Notre quatrième recommandation concerne l'adaptation de la législation et de la réglementation aux besoins particuliers des technologies innovantes. En effet, la loi relative l'accélération des procédures liées à la construction de nouvelles installations nucléaires à proximité de sites nucléaires existants et au fonctionnement des installations existantes ne prend pas spécifiquement en compte les besoins exprimés lors de l'audition. Il conviendrait, en particulier, que le Gouvernement étudie de quelle façon la mise en place de dispositifs expérimentaux sur les sites de recherche nucléaire actuels pourrait être simplifiée ou leur construction anticipée, tout en respectant strictement les règles de protection de la population et de l'environnement.

La cinquième recommandation porte sur la prise en compte de l'impact des nouveaux réacteurs sur le cycle du combustible nucléaire, en anticipant sur les besoins de combustible de ces nouveaux projets, mais aussi en examinant comment ils peuvent permettre d'atteindre l'objectif de fermeture du cycle prévu par la loi de 2006, qui a été laissé de côté depuis la suspension du projet Astrid.

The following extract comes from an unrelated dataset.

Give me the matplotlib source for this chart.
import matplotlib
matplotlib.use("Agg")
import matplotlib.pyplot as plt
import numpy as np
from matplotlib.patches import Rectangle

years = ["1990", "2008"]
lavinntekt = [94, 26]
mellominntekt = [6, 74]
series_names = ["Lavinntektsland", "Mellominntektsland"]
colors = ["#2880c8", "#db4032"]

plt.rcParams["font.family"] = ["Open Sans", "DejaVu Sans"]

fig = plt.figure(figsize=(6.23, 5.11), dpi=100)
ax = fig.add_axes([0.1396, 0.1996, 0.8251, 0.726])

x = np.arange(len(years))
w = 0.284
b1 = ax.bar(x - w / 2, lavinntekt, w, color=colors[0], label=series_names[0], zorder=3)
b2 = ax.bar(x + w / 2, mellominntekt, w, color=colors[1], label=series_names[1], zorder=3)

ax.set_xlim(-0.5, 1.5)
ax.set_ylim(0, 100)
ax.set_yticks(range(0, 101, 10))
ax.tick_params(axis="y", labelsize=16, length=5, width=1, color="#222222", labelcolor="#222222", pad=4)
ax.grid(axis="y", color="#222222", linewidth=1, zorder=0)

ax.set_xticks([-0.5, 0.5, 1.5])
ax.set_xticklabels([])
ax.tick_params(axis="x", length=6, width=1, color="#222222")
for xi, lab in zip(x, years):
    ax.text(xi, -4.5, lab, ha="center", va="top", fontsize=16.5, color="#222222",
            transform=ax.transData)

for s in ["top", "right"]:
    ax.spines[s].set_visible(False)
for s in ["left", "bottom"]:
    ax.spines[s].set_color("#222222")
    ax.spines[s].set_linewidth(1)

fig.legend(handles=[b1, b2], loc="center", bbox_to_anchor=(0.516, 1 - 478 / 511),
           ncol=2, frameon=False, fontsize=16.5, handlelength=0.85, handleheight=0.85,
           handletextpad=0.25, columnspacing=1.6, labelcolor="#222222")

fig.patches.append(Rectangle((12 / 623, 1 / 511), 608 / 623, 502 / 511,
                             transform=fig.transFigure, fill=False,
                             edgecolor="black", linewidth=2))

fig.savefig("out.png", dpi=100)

Enfin, nous nous sommes interrogés sur le besoin, évoqué par plusieurs de nos collègues, de sensibiliser la population à la possibilité que des installations nucléaires soient un jour implantées à proximité de zones industrielles ou densément peuplées. Il nous a semblé qu'une telle démarche serait prématurée, car il reste à ce jour trop d'inconnues sur les conditions dans lesquelles, en termes de sûreté nucléaire, de radioprotection, mais aussi de sécurité, cela pourrait être envisagé.

Il conviendra que l'OPESCT suive avec beaucoup d'attention le développement de ces technologies pour juger du moment le plus opportun pour initier une telle démarche. À cet égard, il serait sans doute utile que l'Office prolonge la mission confiée à la Commission nationale d'évaluation des recherches et études relatives à la gestion des matières et des déchets radioactifs (CNE2) sur le suivi du développement des réacteurs avancés et étudie comment celle-ci pourrait être, à terme, inscrite dans les textes.